## Instruction
Output the data below in full, character for character.

───── Material to process ─────

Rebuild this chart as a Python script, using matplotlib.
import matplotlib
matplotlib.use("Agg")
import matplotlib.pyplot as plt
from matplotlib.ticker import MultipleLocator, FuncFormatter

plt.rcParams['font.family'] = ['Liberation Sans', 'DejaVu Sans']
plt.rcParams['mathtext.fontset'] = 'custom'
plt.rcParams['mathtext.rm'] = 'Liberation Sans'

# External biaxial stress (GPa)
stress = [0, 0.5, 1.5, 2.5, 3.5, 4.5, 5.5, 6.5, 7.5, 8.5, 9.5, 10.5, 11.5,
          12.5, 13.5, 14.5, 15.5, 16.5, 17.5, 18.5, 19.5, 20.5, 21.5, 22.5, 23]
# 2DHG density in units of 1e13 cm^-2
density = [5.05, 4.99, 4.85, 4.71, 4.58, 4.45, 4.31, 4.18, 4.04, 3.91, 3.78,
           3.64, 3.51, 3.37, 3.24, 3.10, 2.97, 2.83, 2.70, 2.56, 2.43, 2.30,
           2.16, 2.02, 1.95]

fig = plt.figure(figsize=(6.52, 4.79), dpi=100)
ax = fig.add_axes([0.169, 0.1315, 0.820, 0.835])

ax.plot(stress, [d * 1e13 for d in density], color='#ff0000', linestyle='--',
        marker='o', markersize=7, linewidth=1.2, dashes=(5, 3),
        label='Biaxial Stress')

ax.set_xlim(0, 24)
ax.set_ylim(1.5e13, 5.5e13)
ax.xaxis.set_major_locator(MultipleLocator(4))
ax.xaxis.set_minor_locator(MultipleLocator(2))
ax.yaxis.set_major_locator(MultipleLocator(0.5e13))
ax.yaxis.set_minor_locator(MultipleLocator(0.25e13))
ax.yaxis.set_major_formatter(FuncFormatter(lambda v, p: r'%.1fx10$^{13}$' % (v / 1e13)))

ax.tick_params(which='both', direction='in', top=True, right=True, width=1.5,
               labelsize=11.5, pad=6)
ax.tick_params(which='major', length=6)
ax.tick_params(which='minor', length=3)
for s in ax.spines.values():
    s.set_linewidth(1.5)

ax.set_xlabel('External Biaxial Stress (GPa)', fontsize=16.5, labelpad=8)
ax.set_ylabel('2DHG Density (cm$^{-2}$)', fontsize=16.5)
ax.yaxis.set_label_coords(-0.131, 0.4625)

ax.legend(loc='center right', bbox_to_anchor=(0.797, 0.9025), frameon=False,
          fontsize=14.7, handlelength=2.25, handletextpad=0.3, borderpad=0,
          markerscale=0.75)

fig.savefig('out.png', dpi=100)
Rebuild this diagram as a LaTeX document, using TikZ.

─────

## Expected answer
Rebuild this chart as a Python script, using matplotlib.
import matplotlib
matplotlib.use("Agg")
import matplotlib.pyplot as plt
from matplotlib.ticker import MultipleLocator, FuncFormatter

plt.rcParams['font.family'] = ['Liberation Sans', 'DejaVu Sans']
plt.rcParams['mathtext.fontset'] = 'custom'
plt.rcParams['mathtext.rm'] = 'Liberation Sans'

# External biaxial stress (GPa)
stress = [0, 0.5, 1.5, 2.5, 3.5, 4.5, 5.5, 6.5, 7.5, 8.5, 9.5, 10.5, 11.5,
          12.5, 13.5, 14.5, 15.5, 16.5, 17.5, 18.5, 19.5, 20.5, 21.5, 22.5, 23]
# 2DHG density in units of 1e13 cm^-2
density = [5.05, 4.99, 4.85, 4.71, 4.58, 4.45, 4.31, 4.18, 4.04, 3.91, 3.78,
           3.64, 3.51, 3.37, 3.24, 3.10, 2.97, 2.83, 2.70, 2.56, 2.43, 2.30,
           2.16, 2.02, 1.95]

fig = plt.figure(figsize=(6.52, 4.79), dpi=100)
ax = fig.add_axes([0.169, 0.1315, 0.820, 0.835])

ax.plot(stress, [d * 1e13 for d in density], color='#ff0000', linestyle='--',
        marker='o', markersize=7, linewidth=1.2, dashes=(5, 3),
        label='Biaxial Stress')

ax.set_xlim(0, 24)
ax.set_ylim(1.5e13, 5.5e13)
ax.xaxis.set_major_locator(MultipleLocator(4))
ax.xaxis.set_minor_locator(MultipleLocator(2))
ax.yaxis.set_major_locator(MultipleLocator(0.5e13))
ax.yaxis.set_minor_locator(MultipleLocator(0.25e13))
ax.yaxis.set_major_formatter(FuncFormatter(lambda v, p: r'%.1fx10$^{13}$' % (v / 1e13)))

ax.tick_params(which='both', direction='in', top=True, right=True, width=1.5,
               labelsize=11.5, pad=6)
ax.tick_params(which='major', length=6)
ax.tick_params(which='minor', length=3)
for s in ax.spines.values():
    s.set_linewidth(1.5)

ax.set_xlabel('External Biaxial Stress (GPa)', fontsize=16.5, labelpad=8)
ax.set_ylabel('2DHG Density (cm$^{-2}$)', fontsize=16.5)
ax.yaxis.set_label_coords(-0.131, 0.4625)

ax.legend(loc='center right', bbox_to_anchor=(0.797, 0.9025), frameon=False,
          fontsize=14.7, handlelength=2.25, handletextpad=0.3, borderpad=0,
          markerscale=0.75)

fig.savefig('out.png', dpi=100)
Rebuild this diagram as a LaTeX document, using TikZ.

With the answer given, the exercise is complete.